Which of these techniques to imitate fold expressions prior to C++17 are considered idiomatic?


Fold-ish expressions in C++11 & C++14: idiomatic approach?

The accepted answer of the Q&A Variadic template pack expansion makes use of a common pre-C++17 (prior to fold expressions) approach to "folding" of an unexpanded template parameter pack.
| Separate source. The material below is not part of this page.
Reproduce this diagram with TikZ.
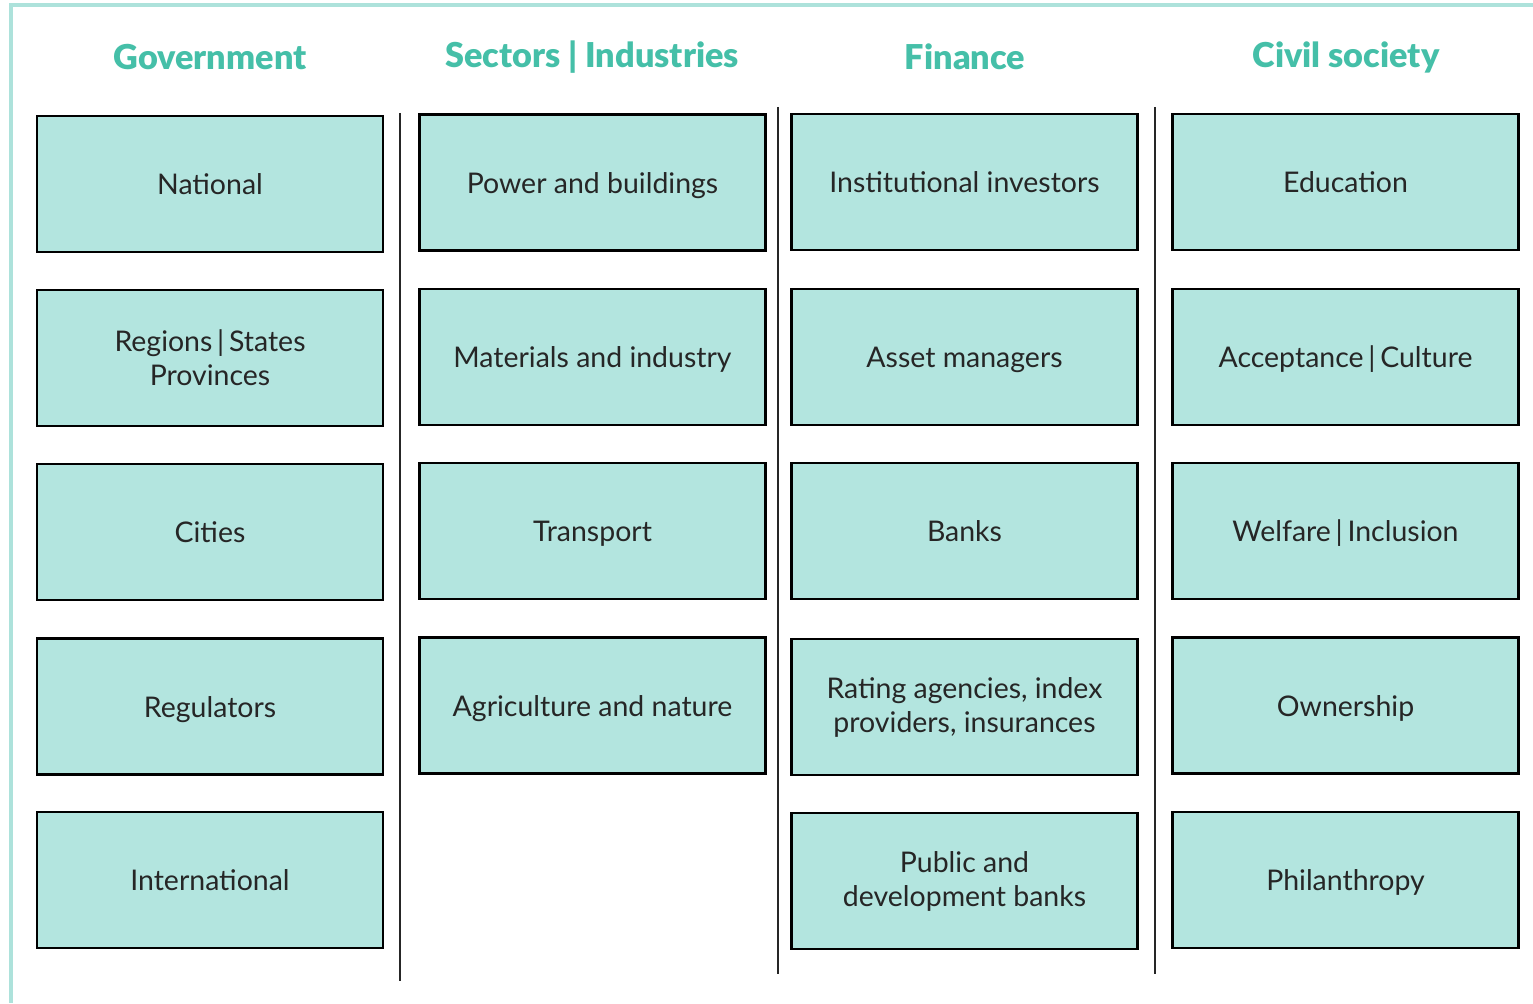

I've seen a few different variations of this technique; taking the Q&A above as an example:

#include <initializer_list>
#include <iostream>
#include <utility>

template <typename T> static void bar(T) {}

template <typename... Args> static void foo1(Args &&... args) {
  using expander = int[];
  // Left-most void to avoid `expression result unused [-Wunused-value]`
  (void)expander{0, ((void)bar(std::forward<Args>(args)), 0)...};
}

template <typename... Args> static void foo2(Args &&... args) {
  int dummy[] = {0, ((void)bar(std::forward<Args>(args)), 0)...};
  // To avoid `unused variable 'dummy' [-Wunused-variable]`
  (void)dummy;
}

template <typename... Args> static void foo3(Args &&... args) {
  // Left-most void to avoid `expression result unused [-Wunused-value]`
  (void)std::initializer_list<int>{((void)bar(std::forward<Args>(args)), 0)...};
}

template <typename... Args> static void foo4(Args &&... args) {
  auto l = {0, ((void)bar(std::forward<Args>(args)), 0)...};
  // To avoid `unused variable 'l' [-Wunused-variable]`
  (void)l;
}

int main() {
  foo1(1, 2, 3, "3");
  foo1();
  foo2(1, 2, 3, "3");
  foo2();
  foo3(1, 2, 3, "3");
  foo3();
  foo4(1, 2, 3, "3");
  foo4();
  return 0;
}

Are any of these variations (or other variations) considered "the idiomatic one"? Are there any subtleties/differences between them that one would need to take care with?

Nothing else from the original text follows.